WND also conducted an in-person interview with a top leader of the Committee.

One month later, a man identified as the leader of the Committee gave an interview to state-run Iranian television.

Amos Yadlin, head of the Israel Defense Forces' intelligence branch, told the Knesset in October 2006 that Syria was indeed forming a Hezbollah-like group.

The latest threats from the Committee were made in comments over the weekend at the inauguration ceremony attended by Syrian President Bashar Assad for a new communications center in the town of Quneitra, which runs alongside the Syrian border with Israel.

In July 2007, Syria for the first time in 30 years opened a strategic border road at Quneitra to civilian traffic in a move some Israeli security officials worry could help facilitate guerrilla attacks against Golani Jewish communities. The road is visible from the Israeli side of the border.

Israel has not been standing idle at recent Syrian rhetoric and military moves.

A WND trip to the Israeli-Syrian border three weeks ago found Israeli tanks stationed alongside the Syrian border as well as a series of massive trenches dug in recent months on the Israeli side.

Also, according to information obtained by WND, Israeli security forces previously arrested two Syrian nationals living in the Golan under suspicion they worked for the Committee for the Liberation of the Golan. Those nationals were sentences in a closed military court several months ago to 3 years in prison. The complete details of the case – fully known to WND – are being held back by Israel's military censor.

The Jewish Golan

News media accounts routinely billed the Golan as "undisputed Syrian territory" until Israel "captured the region" in 1967. In actuality, the Golan has been out of Damascus' control for far longer than the 19 years it was within its rule, from 1948 to 1967.

Even when Syria shortly held the Golan, some of it was stolen from Jews. Tens of thousands of acres of farmland on the Golan were purchased by Jews as far back as the late 19th century. The Turks of the Ottoman Empire kicked out some Jews around the turn of the century.

But some of the Golan was still farmed by Jews until 1947, when Syria first became an independent state. Just before that, the territory was transferred back and forth between France, Great Britain and even Turkey, before it became a part of the French Mandate of Syria.

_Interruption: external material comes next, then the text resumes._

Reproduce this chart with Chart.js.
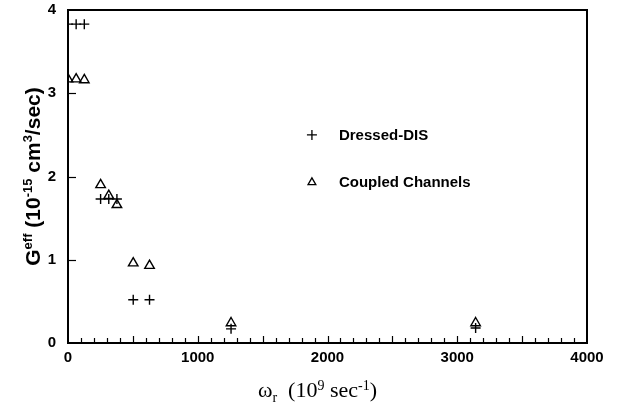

When the French Mandate ended in 1944, the Golan Heights became part of the newly independent state of Syria, which quickly seized land that was being worked by the Palestine Colonization Association and the Jewish Colonization Association. A year later, in 1948, Syria, along with other Arab countries, used the Golan to attack Israel in a war to destroy the newly formed Jewish state.

The Golan, steeped in Jewish history, is connected to the Torah and to the periods of the First and Second Jewish Temples. The Golan Heights was referred to in the Torah as "Bashan;" the word "Golan" apparently derived from the biblical city of "Golan in Bashan."

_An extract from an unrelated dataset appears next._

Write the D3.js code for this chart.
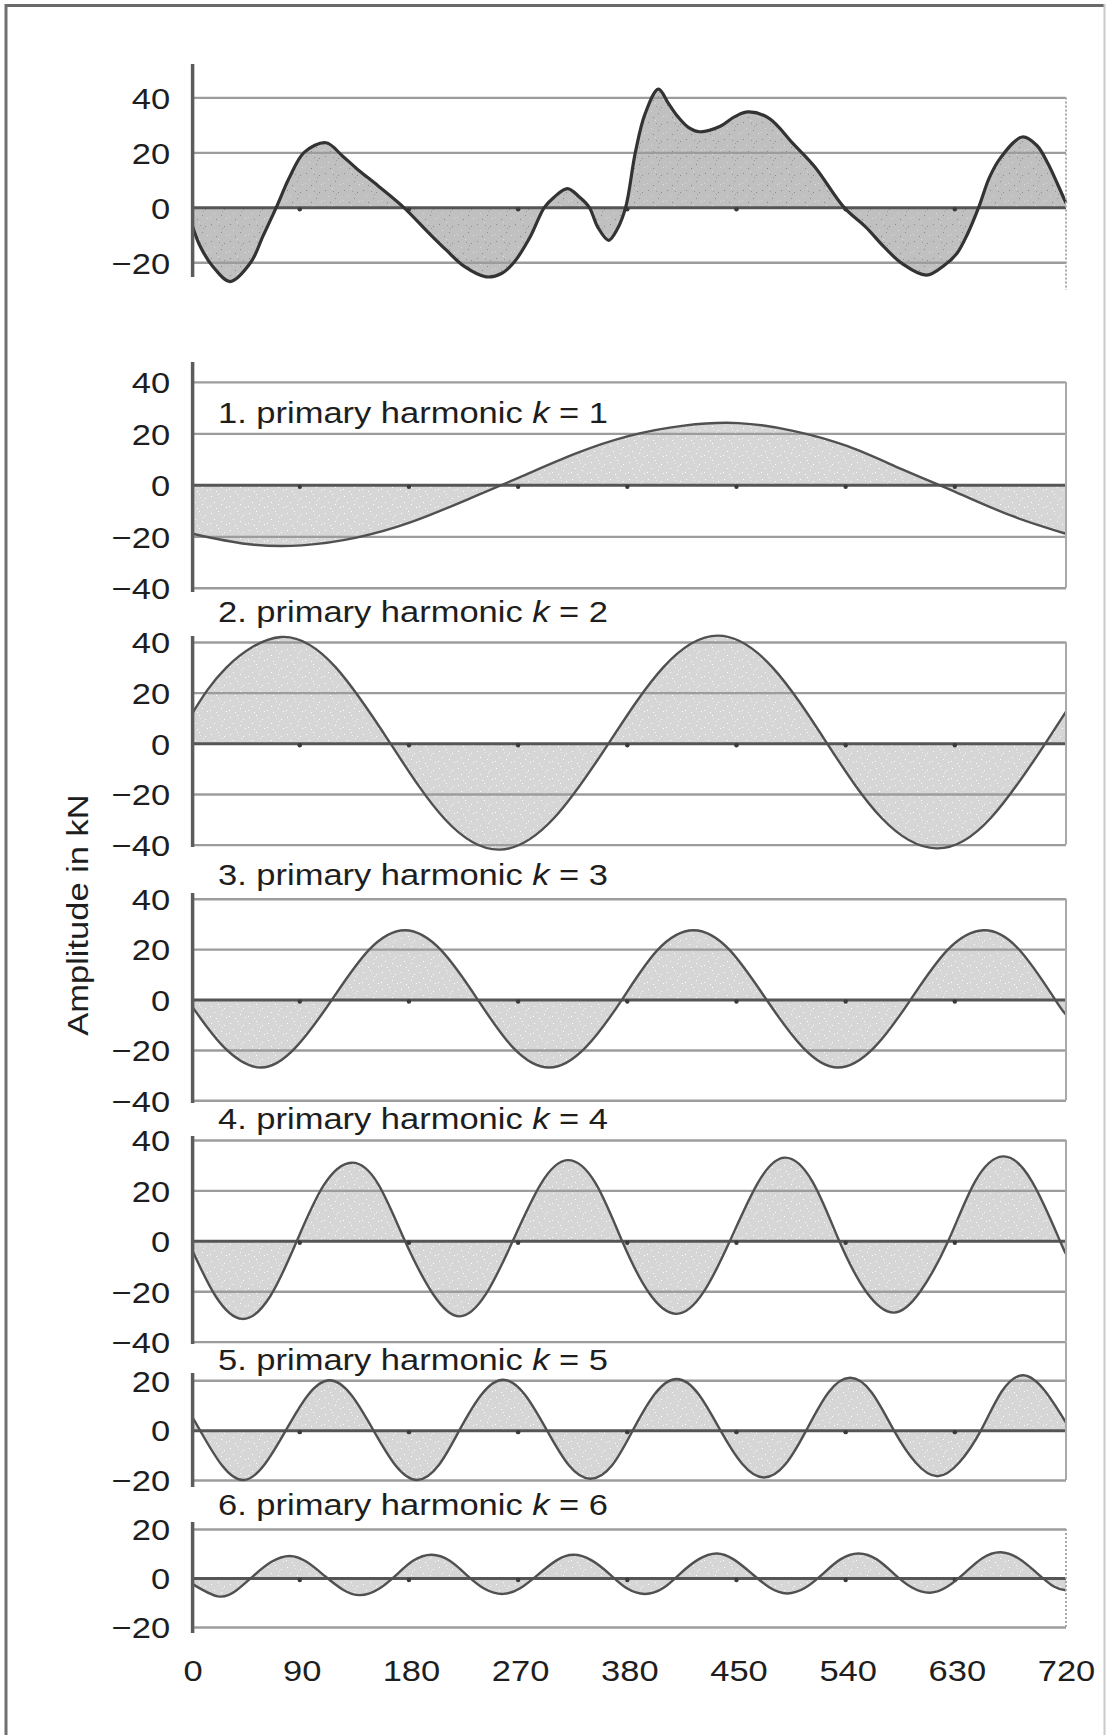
<!DOCTYPE html>
<html>
<head>
<meta charset="utf-8">
<script src="https://cdn.jsdelivr.net/npm/d3@7"></script>
<style>
  html, body { margin: 0; padding: 0; background: #fff; }
  svg { display: block; }
  text { font-family: "Liberation Sans", Arial, Helvetica, sans-serif; fill: #1e1e1e; }
</style>
</head>
<body>
<svg id="chart" width="1108" height="1735"></svg>
<script>
// ---- Data: crank angle (degrees) and amplitude (kN) ----
const totalAngles = [0,6,17,31,48,58,69,80,92,110,124,136,153,174,194,209,224,242,255,265,278,290,298,309,319,327,334,343,350,357,365,373,384,392,400,409,418,435,447,458,475,495,513,537,555,570,585,605,620,630,639,648,657,666,684,696,705,713,720];
const totalValues = [-7,-14,-21.7,-27,-20,-10.5,0,11,20,23.5,18.5,13.8,7.8,0,-9,-15.5,-21.5,-25.3,-24,-20,-11,0,3.7,6.8,3.7,0,-7.2,-12,-8,0,20,34,43,38,33,29,27.5,29.5,33,34.7,32.5,23.2,14.7,0,-7.2,-14.4,-20.5,-24.7,-21,-16.8,-9.5,0,11,18,25.6,22.5,16,8.5,1.5];

const h1Angles = [0,45,90,135,180,225,270,315,360,405,450,495,540,585,630,675,720];
const h1Values = [-19,-23,-23.5,-20.5,-14.5,-6,3,12,19,23,24,21,15,6,-3,-12,-19];

const h2Angles = [0,28,73,118,163,208,253,298,343,388,433,478,523,568,613,658,703,720];
const h2Values = [12,30,42,30,0,-30,-42,-29.5,0,30,42.5,30,0,-29.5,-41.5,-29.5,0,12.5];

const h3Angles = [0,26,56,85,115,145,175,205,235,264,294,324,354,383,413,443,473,503,532,562,592,622,652,682,711,720];
const h3Values = [-3,-19,-27,-19,0,19.5,27.5,19.5,0,-19,-27,-19,0,19.5,27.5,19.5,0,-19,-27,-19,0,19.5,27.5,19.5,0,-6];

const h4Angles = [0,19,41,64,86,108,131,153,175,198,220,242,264,287,309,332,354,376,399,421,443,466,488,511,533,555,578,600,623,645,668,692,715,720];
const h4Values = [-4,-22,-31,-22,0,22,31,22.5,0,-21,-30,-21,0,22.5,32,23,0,-20.5,-29,-20.5,0,23,33,23.5,0,-20,-28.5,-20,0,23.5,33.5,23.5,0,-5];

const h5Angles = [0,6,24,42,59,77,95,113,131,149,167,185,203,220,238,256,274,292,310,328,346,363,381,399,417,435,453,471,489,506,524,542,560,578,596,614,632,650,667,685,703,720];
const h5Values = [5,0,-14,-20,-14,0,14,20,14,0,-14,-20,-14,0,14.2,20.2,14.2,0,-14,-19.5,-14,0,14.5,20.5,14.5,0,-13.5,-19,-13.5,0,15,21,15,0,-13,-18.5,-13,0,15.5,22,15.5,3];

const h6Angles = [0,21,36,50,65,80,94,109,124,138,153,168,182,197,212,226,241,256,270,285,300,314,329,344,358,373,388,402,417,432,446,461,476,490,505,520,534,549,564,578,593,608,622,637,651,666,681,695,710,720];
const h6Values = [-2.5,-7.5,-5.1,0.8,6.6,9,6.6,0.8,-4.8,-7,-4.6,1.3,7.1,9.5,7,1.2,-4.5,-6.5,-4.2,1.5,7.2,9.5,7.2,1.5,-4.2,-6.5,-4.1,1.8,7.6,10,7.6,1.8,-4,-6.3,-4,1.9,7.6,10,7.6,1.8,-3.9,-6,-3.6,2.3,8.1,10.5,8,2.5,-3.5,-5];

const harmonicOrders = [1, 2, 3, 4, 5, 6];
const ticksTop = [40, 20, 0, -20];
const ticksWide = [40, 20, 0, -20, -40];
const ticksNarrow = [20, 0, -20];
const xTickValues = [0, 90, 180, 270, 360, 450, 540, 630, 720];
const xTickLabels = ["0", "90", "180", "270", "380", "450", "540", "630", "720"];
const yAxisTitle = "Amplitude in kN";

// ---- Series definitions (data only) ----
const series = [
  { angles: totalAngles, values: totalValues, domain: [-20, 40], ticks: ticksTop, order: null },
  { angles: h1Angles, values: h1Values, domain: [-40, 40], ticks: ticksWide, order: harmonicOrders[0] },
  { angles: h2Angles, values: h2Values, domain: [-40, 40], ticks: ticksWide, order: harmonicOrders[1] },
  { angles: h3Angles, values: h3Values, domain: [-40, 40], ticks: ticksWide, order: harmonicOrders[2] },
  { angles: h4Angles, values: h4Values, domain: [-40, 40], ticks: ticksWide, order: harmonicOrders[3] },
  { angles: h5Angles, values: h5Values, domain: [-20, 20], ticks: ticksNarrow, order: harmonicOrders[4] },
  { angles: h6Angles, values: h6Values, domain: [-20, 20], ticks: ticksNarrow, order: harmonicOrders[5] }
];

// ---- Layout of the stacked panels (pixels) ----
const frames = [
  { yTop: 97.4,   yBottom: 262.3,  axisTop: 64,   axisBottom: 277,  borderTop: 97.4,   borderBottom: 290,    titleY: null },
  { yTop: 381.9,  yBottom: 587.8,  axisTop: 362,  axisBottom: 592,  borderTop: 381.9,  borderBottom: 587.8,  titleY: 423 },
  { yTop: 642,    yBottom: 844.6,  axisTop: 636,  axisBottom: 847,  borderTop: 642,    borderBottom: 844.6,  titleY: 622 },
  { yTop: 898.8,  yBottom: 1100.3, axisTop: 893,  axisBottom: 1103, borderTop: 898.8,  borderBottom: 1100.3, titleY: 885 },
  { yTop: 1140,   yBottom: 1341.6, axisTop: 1136, axisBottom: 1344, borderTop: 1140,   borderBottom: 1341.6, titleY: 1129 },
  { yTop: 1380.3, yBottom: 1480,   axisTop: 1373, axisBottom: 1487, borderTop: 1341.6, borderBottom: 1480,   titleY: 1370 },
  { yTop: 1529,   yBottom: 1627,   axisTop: 1522, axisBottom: 1633, borderTop: 1529,   borderBottom: 1627,   titleY: 1515 }
];

const SX = 1.15;            // horizontal stretch of the lettering
const FONT = 30;
const svg = d3.select("#chart");
const x = d3.scaleLinear().domain([0, 720]).range([192.6, 1066]);
const [x0, x1] = x.range();

// ---- Stipple fills ----
const defs = svg.append("defs");
function stipple(id, base, dots) {
  const p = defs.append("pattern").attr("id", id)
    .attr("patternUnits", "userSpaceOnUse").attr("width", 19).attr("height", 17);
  p.append("rect").attr("width", 19).attr("height", 17).attr("fill", base);
  dots.forEach(([px, py, c]) => p.append("rect")
    .attr("x", px).attr("y", py).attr("width", 1).attr("height", 1).attr("fill", c));
}
stipple("fillLight", "#d6d6d6", [
  [2,3,"#fff"],[9,1,"#fff"],[15,5,"#fff"],[5,9,"#fff"],[12,11,"#fff"],
  [17,14,"#fff"],[7,15,"#fff"],[1,13,"#fff"],[13,7,"#f4f4f4"],[10,4,"#ececec"]
]);
stipple("fillDark", "#c0c0c0", [
  [2,3,"#8a8a8a"],[9,1,"#dedede"],[15,5,"#8a8a8a"],[5,9,"#dadada"],[12,11,"#8c8c8c"],
  [17,14,"#e0e0e0"],[7,15,"#888"],[1,13,"#d8d8d8"],[13,7,"#9c9c9c"],[10,4,"#969696"]
]);

// ---- Outer frame ----
svg.append("line").attr("x1", 5).attr("x2", 1105).attr("y1", 5.5).attr("y2", 5.5)
  .attr("stroke", "#6a6a6a").attr("stroke-width", 3);
svg.append("line").attr("x1", 6).attr("x2", 6).attr("y1", 4).attr("y2", 1735)
  .attr("stroke", "#707070").attr("stroke-width", 3);
svg.append("line").attr("x1", 1104.5).attr("x2", 1104.5).attr("y1", 4).attr("y2", 1735)
  .attr("stroke", "#c9c9c9").attr("stroke-width", 2);

// ---- Panels ----
series.forEach((s, i) => {
  const f = frames[i];
  const isTotal = s.order === null;
  const y = d3.scaleLinear().domain(s.domain).range([f.yBottom, f.yTop]);
  const g = svg.append("g");
  const pts = s.angles.map((a, j) => [a, s.values[j]]);
  const curve = isTotal ? d3.curveCatmullRom.alpha(0.5) : d3.curveNatural;

  // filled area between the curve and the zero line
  const area = d3.area().curve(curve)
    .x(d => x(d[0])).y0(y(0)).y1(d => y(d[1]));
  g.append("path").datum(pts).attr("d", area)
    .attr("fill", isTotal ? "url(#fillDark)" : "url(#fillLight)");

  // horizontal gridlines
  const grid = g.append("g").attr("transform", `translate(${x0},0)`)
    .call(d3.axisRight(y).tickValues(s.ticks).tickSize(x1 - x0).tickFormat(""));
  grid.select(".domain").remove();
  grid.selectAll(".tick line")
    .attr("stroke", d => d === 0 ? "#555" : "#9c9c9c")
    .attr("stroke-width", d => d === 0 ? 3 : 2.4);

  // small marks on the zero line
  g.selectAll("circle.mark").data(xTickValues.slice(1, -1)).join("circle")
    .attr("class", "mark").attr("cx", d => x(d) - 2).attr("cy", y(0) + 2)
    .attr("r", 2.2).attr("fill", "#3a3a3a");

  // curve
  const line = d3.line().curve(curve).x(d => x(d[0])).y(d => y(d[1]));
  g.append("path").datum(pts).attr("d", line).attr("fill", "none")
    .attr("stroke", isTotal ? "#333" : "#505050")
    .attr("stroke-width", isTotal ? 3.2 : 2.4)
    .attr("stroke-linejoin", "round");

  // right border
  g.append("line").attr("x1", x1).attr("x2", x1)
    .attr("y1", f.borderTop).attr("y2", f.borderBottom)
    .attr("stroke", "#a9a9a9").attr("stroke-width", 2)
    .attr("stroke-dasharray", isTotal || i === 6 ? "2,2" : null);

  // left axis line
  g.append("line").attr("x1", x0).attr("x2", x0)
    .attr("y1", f.axisTop).attr("y2", f.axisBottom)
    .attr("stroke", "#5c5c5c").attr("stroke-width", 3.5);

  // tick labels
  const yAxis = g.append("g").attr("transform", `translate(${x0},0)`)
    .call(d3.axisLeft(y).tickValues(s.ticks).tickSize(0)
      .tickFormat(d => d < 0 ? "\u2212" + Math.abs(d) : String(d)));
  yAxis.select(".domain").remove();
  yAxis.selectAll(".tick text")
    .attr("x", null).attr("dy", "0.36em")
    .attr("transform", `translate(-22.5,0) scale(${SX},1)`)
    .attr("text-anchor", "end")
    .style("font-size", FONT + "px").style("font-family", null).attr("fill", "#1e1e1e");

  // panel title
  if (!isTotal) {
    const t = g.append("text")
      .attr("transform", `translate(218,${f.titleY}) scale(${SX},1)`)
      .style("font-size", FONT + "px");
    t.append("tspan").text(`${s.order}. primary harmonic `);
    t.append("tspan").style("font-style", "italic").text("k");
    t.append("tspan").text(` = ${s.order}`);
  }
});

// ---- Shared x axis ----
const xAxis = svg.append("g").attr("transform", "translate(0,1640)")
  .call(d3.axisBottom(x).tickValues(xTickValues).tickSize(0)
    .tickFormat((d, i) => xTickLabels[i]));
xAxis.select(".domain").remove();
xAxis.selectAll(".tick text")
  .attr("y", null).attr("dy", null)
  .attr("transform", `translate(0,41) scale(${SX},1)`)
  .attr("text-anchor", "middle")
  .style("font-size", FONT + "px").style("font-family", null).attr("fill", "#1e1e1e");

// ---- Y axis title ----
svg.append("text")
  .attr("transform", `translate(88,915) rotate(-90) scale(${SX},1)`)
  .attr("text-anchor", "middle")
  .style("font-size", FONT + "px")
  .text(yAxisTitle);
</script>
</body>
</html>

The book of Joshua relates how the Golan was assigned to the tribe of Menasheh. Later, during the time of the First Temple, King Solomon appointed three ministers in the region, and the area became contested between the northern Jewish kingdom of Israel and the Aramean kingdom based in Damascus.

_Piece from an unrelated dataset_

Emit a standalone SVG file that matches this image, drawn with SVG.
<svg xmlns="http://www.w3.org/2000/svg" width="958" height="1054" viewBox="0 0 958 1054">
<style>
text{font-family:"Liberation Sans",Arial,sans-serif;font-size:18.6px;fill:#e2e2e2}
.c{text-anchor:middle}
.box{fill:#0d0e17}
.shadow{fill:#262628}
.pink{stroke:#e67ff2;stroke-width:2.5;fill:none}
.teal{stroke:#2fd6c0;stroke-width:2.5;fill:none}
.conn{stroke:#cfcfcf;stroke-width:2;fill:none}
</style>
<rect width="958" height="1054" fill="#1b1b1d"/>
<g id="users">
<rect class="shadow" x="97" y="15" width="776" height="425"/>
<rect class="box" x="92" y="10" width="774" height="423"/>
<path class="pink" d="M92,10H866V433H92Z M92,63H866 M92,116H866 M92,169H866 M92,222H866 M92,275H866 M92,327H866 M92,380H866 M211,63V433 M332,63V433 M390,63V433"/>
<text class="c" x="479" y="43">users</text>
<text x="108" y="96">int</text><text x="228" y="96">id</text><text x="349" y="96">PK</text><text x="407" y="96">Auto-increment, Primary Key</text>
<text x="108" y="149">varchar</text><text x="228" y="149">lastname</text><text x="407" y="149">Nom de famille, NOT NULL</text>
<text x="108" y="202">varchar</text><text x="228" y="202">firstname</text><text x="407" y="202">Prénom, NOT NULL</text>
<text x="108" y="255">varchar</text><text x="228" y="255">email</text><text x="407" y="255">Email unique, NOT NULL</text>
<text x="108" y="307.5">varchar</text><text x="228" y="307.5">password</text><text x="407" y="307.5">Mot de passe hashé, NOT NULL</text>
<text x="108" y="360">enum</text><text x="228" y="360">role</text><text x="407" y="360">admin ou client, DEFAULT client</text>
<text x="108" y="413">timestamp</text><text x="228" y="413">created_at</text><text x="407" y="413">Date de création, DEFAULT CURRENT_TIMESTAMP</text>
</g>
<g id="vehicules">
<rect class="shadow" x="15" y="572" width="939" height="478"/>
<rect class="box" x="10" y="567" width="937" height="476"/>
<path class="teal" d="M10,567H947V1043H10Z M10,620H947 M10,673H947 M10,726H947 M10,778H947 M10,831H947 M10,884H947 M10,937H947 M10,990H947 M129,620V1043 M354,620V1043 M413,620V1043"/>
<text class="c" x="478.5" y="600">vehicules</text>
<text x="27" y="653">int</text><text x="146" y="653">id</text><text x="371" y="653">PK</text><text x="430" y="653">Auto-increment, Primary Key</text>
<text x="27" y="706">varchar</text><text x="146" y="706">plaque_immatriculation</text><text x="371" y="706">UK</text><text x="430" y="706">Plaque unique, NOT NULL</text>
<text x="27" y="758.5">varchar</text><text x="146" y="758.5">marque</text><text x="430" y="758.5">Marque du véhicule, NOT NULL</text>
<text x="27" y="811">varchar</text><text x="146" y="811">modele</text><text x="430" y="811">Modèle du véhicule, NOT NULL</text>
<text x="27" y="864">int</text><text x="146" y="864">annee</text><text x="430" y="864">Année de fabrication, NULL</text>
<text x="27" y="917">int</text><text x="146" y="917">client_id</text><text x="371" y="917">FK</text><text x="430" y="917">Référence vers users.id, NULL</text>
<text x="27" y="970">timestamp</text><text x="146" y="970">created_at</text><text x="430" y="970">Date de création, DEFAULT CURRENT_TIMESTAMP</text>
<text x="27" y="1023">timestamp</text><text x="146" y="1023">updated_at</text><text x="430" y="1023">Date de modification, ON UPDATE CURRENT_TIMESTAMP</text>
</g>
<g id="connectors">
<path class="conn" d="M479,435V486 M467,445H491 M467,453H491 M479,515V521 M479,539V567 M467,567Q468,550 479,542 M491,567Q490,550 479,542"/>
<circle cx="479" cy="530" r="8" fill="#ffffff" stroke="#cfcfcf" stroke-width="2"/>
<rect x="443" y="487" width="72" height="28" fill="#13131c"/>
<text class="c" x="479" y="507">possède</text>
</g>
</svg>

The book of Kings relates how King Ahab of Israel defeated Ben-Hadad I of Damascus near the present-day site of Kibbutz Afik in the southern Golan, and the prophet Elisha foretold that King Jehoash of Israel would defeat Ben-Hadad III of Damascus, also near Kibbutz Afik.

The online Jewish Virtual Library has an account of how in the late 6th and 5th centuries B.C., the Golan was settled by Jewish exiles returning from Babylonia, or modern day Iraq. In the mid-2nd century B.C., Judah Maccabee's grandnephew, the Hasmonean King Alexander Jannai, added the Golan Heights to his kingdom.

The Golan hosted some of the most important houses of Torah study in the years following the Second Temple's destruction and subsequent Jewish exile; some of Judaism's most revered ancient rabbis are buried in the territory. The remains of some 25 synagogues from the period between the Jewish revolt and the Islamic conquest in 636 have been excavated. The Golan is also dotted with ancient Jewish villages.